Если и до встречи со Стасовым Шаляпину были внутренне близки музыкальные образы Мусоргского, Бородина и Римского-Корсакова, то теперь он, как никогда доселе, проникается пониманием, что на его долю выпало стать певцом «Могучей кучки».

Однажды поверив в талант Шаляпина, Стасов уже не мог выпустить его из поля зрения. Не случайно он как-то говорил, что открыл Шаляпина так же, как в свое время только что начинавшего Антокольского. Умение распознать дарование в молодом художнике было великим даром Стасова. «Таланты такое дело, – писал он П. С. Стасовой, – что их надо тотчас же ловить на лету и не пропускать мимо. Слишком важная уже эта особстатья!»

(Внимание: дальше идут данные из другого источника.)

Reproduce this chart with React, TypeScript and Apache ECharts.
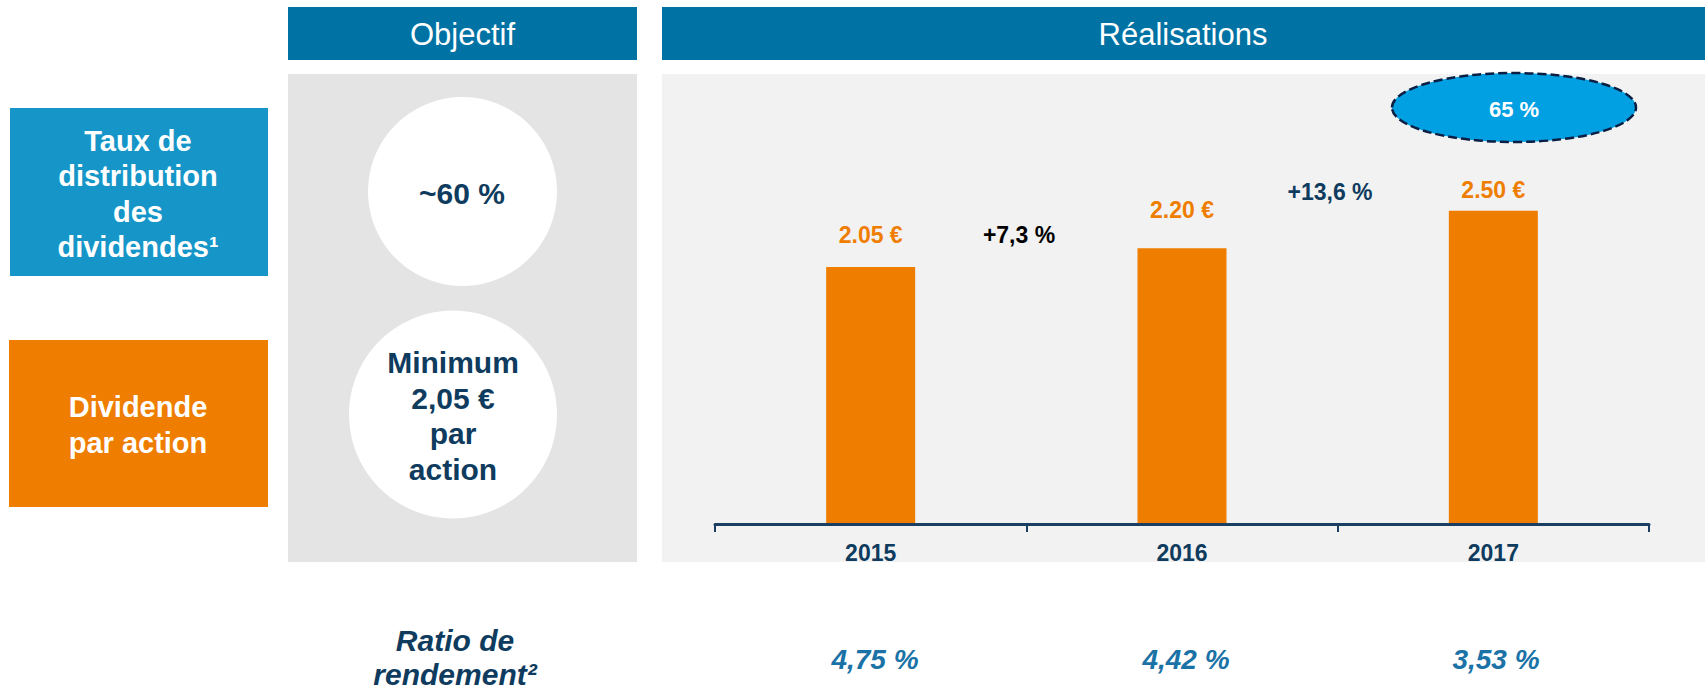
import React, { useEffect, useRef } from "react";
import * as echarts from "echarts";

// ---------- DATA ----------
const categories = ["2015", "2016", "2017"];
const dividends = [2.05, 2.2, 2.5];
const growthLabels = ["+7,3 %", "+13,6 %"];
const yieldLabels = ["4,75 %", "4,42 %", "3,53 %"];
const payoutTarget = "~60 %";
const payoutActual = "65 %";
const dividendTargetLines = ["Minimum", "2,05 €", "par", "action"];
const rowLabelPayout = ["Taux de", "distribution", "des", "dividendes¹"];
const rowLabelDividend = ["Dividende", "par action"];
const yieldTitle = ["Ratio de", "rendement²"];
const headerTarget = "Objectif";
const headerActual = "Réalisations";

// ---------- STYLE ----------
const FONT = "'Liberation Sans', Arial, Helvetica, sans-serif";
const HEADER = "#0072A3";
const CYAN_BOX = "#1696C8";
const ORANGE = "#EF7D00";
const NAVY = "#0E3B5E";
const YIELD_BLUE = "#1A72A6";
const LABEL_GAP = [21, 27, 9];

function txt(text: string, x: number, y: number, o: any = {}) {
  return {
    type: "text",
    x,
    y,
    z: 20,
    style: {
      text,
      fill: o.fill || "#fff",
      fontFamily: FONT,
      fontSize: o.fontSize || 28,
      fontWeight: o.fontWeight || "bold",
      fontStyle: o.fontStyle || "normal",
      align: "center",
      verticalAlign: "middle",
      lineHeight: o.lineHeight || undefined,
    },
  };
}

export default function App() {
  const ref = useRef<HTMLDivElement>(null);

  useEffect(() => {
    document.body.style.margin = "0";
    if (!ref.current) return;
    const chart = echarts.init(ref.current, undefined, { renderer: "svg" });

    const graphic: any[] = [
      // headers
      { type: "rect", z: 0, shape: { x: 288, y: 7, width: 349, height: 53 }, style: { fill: HEADER } },
      { type: "rect", z: 0, shape: { x: 662, y: 7, width: 1043, height: 53 }, style: { fill: HEADER } },
      txt(headerTarget, 462.5, 34, { fontWeight: "normal", fontSize: 31 }),
      txt(headerActual, 1183, 34, { fontWeight: "normal", fontSize: 31 }),
      // panels
      { type: "rect", z: 0, shape: { x: 288, y: 74, width: 349, height: 488 }, style: { fill: "#E4E4E4" } },
      { type: "rect", z: 0, shape: { x: 662, y: 74, width: 1043, height: 488 }, style: { fill: "#F2F2F2" } },
      // left row boxes
      { type: "rect", z: 0, shape: { x: 10, y: 108, width: 258, height: 168 }, style: { fill: CYAN_BOX } },
      { type: "rect", z: 0, shape: { x: 9, y: 340, width: 259, height: 167 }, style: { fill: ORANGE } },
      txt(rowLabelPayout.join("\n"), 138, 194, { fontSize: 29, lineHeight: 35.5 }),
      txt(rowLabelDividend.join("\n"), 138, 425, { fontSize: 29, lineHeight: 35.5 }),
      // target circles
      { type: "circle", z: 1, shape: { cx: 462.5, cy: 191.5, r: 94.5 }, style: { fill: "#fff" } },
      txt(payoutTarget, 462, 193, { fill: NAVY, fontSize: 30 }),
      { type: "circle", z: 1, shape: { cx: 453, cy: 414.5, r: 104 }, style: { fill: "#fff" } },
      txt(dividendTargetLines.join("\n"), 453, 416, { fill: NAVY, fontSize: 30, lineHeight: 35.5 }),
      // payout actual ellipse
      {
        type: "ellipse",
        z: 5,
        shape: { cx: 1514, cy: 107.5, rx: 122, ry: 34.5 },
        style: { fill: "#00A0E2", stroke: "#0B1F45", lineWidth: 2.5, lineDash: [9, 4] },
      },
      txt(payoutActual, 1514, 109, { fontSize: 22 }),
      // growth annotations
      txt(growthLabels[0], 1019, 235, { fill: "#000", fontSize: 23 }),
      txt(growthLabels[1], 1330, 192, { fill: NAVY, fontSize: 23 }),
      // yield row
      txt(yieldTitle.join("\n"), 455, 657, { fill: NAVY, fontSize: 30, fontStyle: "italic", lineHeight: 34 }),
      txt(yieldLabels[0], 875, 659, { fill: YIELD_BLUE, fontSize: 28, fontStyle: "italic" }),
      txt(yieldLabels[1], 1186, 659, { fill: YIELD_BLUE, fontSize: 28, fontStyle: "italic" }),
      txt(yieldLabels[2], 1496, 659, { fill: YIELD_BLUE, fontSize: 28, fontStyle: "italic" }),
    ];

    chart.setOption({
      animation: false,
      backgroundColor: "#fff",
      graphic: { elements: graphic },
      grid: { left: 715, right: 56, top: 148, bottom: 166, containLabel: false },
      xAxis: {
        type: "category",
        data: categories,
        z: 6,
        axisLine: { lineStyle: { color: "#1B3F63", width: 3 } },
        axisTick: { show: true, length: 8, alignWithLabel: false, lineStyle: { color: "#1B3F63", width: 2 } },
        axisLabel: {
          color: NAVY,
          fontFamily: FONT,
          fontSize: 23,
          fontWeight: "bold",
          margin: 17,
        },
      },
      yAxis: {
        type: "value",
        min: 0,
        max: 3,
        show: false,
        splitLine: { show: false },
      },
      series: [
        {
          type: "bar",
          z: 3,
          barWidth: 89,
          itemStyle: { color: ORANGE },
          data: dividends.map((v, i) => ({ value: v, label: { distance: LABEL_GAP[i] } })),
          label: {
            show: true,
            position: "top",
            color: ORANGE,
            fontFamily: FONT,
            fontSize: 23,
            fontWeight: "bold",
            formatter: (p: any) => p.value.toFixed(2) + " €",
          },
        },
      ],
    });

    return () => chart.dispose();
  }, []);

  return <div ref={ref} style={{ width: 1705, height: 690 }} />;
}
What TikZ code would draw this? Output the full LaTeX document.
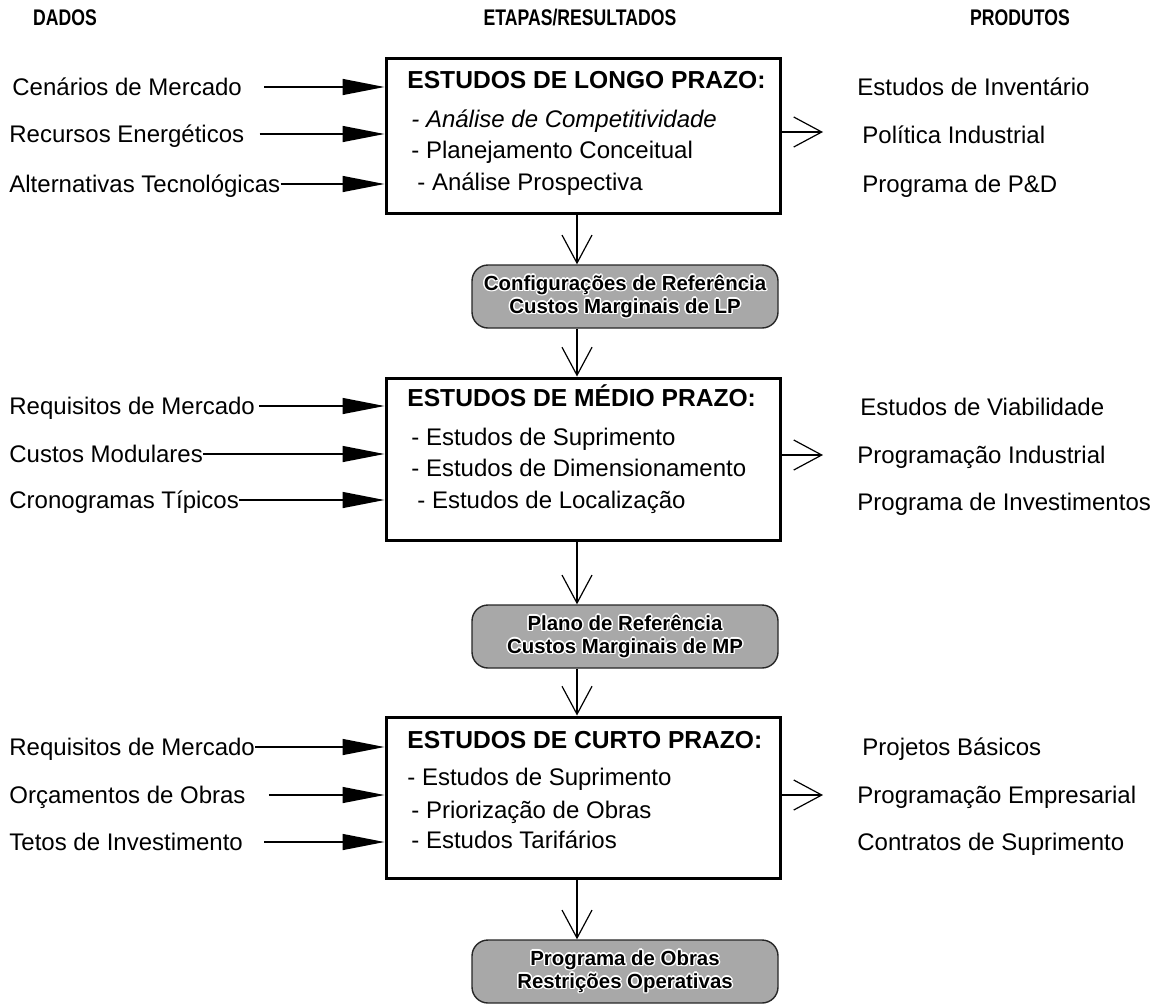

Роль, которую сыграл Стасов в открытии Шаляпина для Петербурга, безгранично велика. Его знаменитая статья «Радость безмерная», написанная сразу же после знакомства критика с творчеством молодого артиста, произвела сильнейшее впечатление и, если так можно выразиться, открыла Шаляпину двери в столицу. Это происходило в 1898 году, когда Шаляпин был известен еще только москвичам.

«Как Сабинин в опере Глинки, – писал Стасов, – восклицаю: „Радость безмерная!“. Великое счастье на нас с неба упало! Новый великий талант народился… В глубине и великости нового создателя и нового художника сомневаться нельзя. Впечатление слишком потрясающее, слишком равно и неизбежно оно на всех действует».

И когда нововременский рецензент М. Иванов, бездарный композитор, ретроград в критике, иронически возражал Стасову на страницах этой реакционной газеты, Стасов вступил в полемику, которая приковала к себе внимание всех, кому были дороги пути развития оперного театра. Остро написанные статьи Стасова «Уморительный критикан», «Куриная слепота» принадлежат к числу наиболее значительных высказываний той поры не только о Шаляпине, по и о судьбах русского оперного искусства.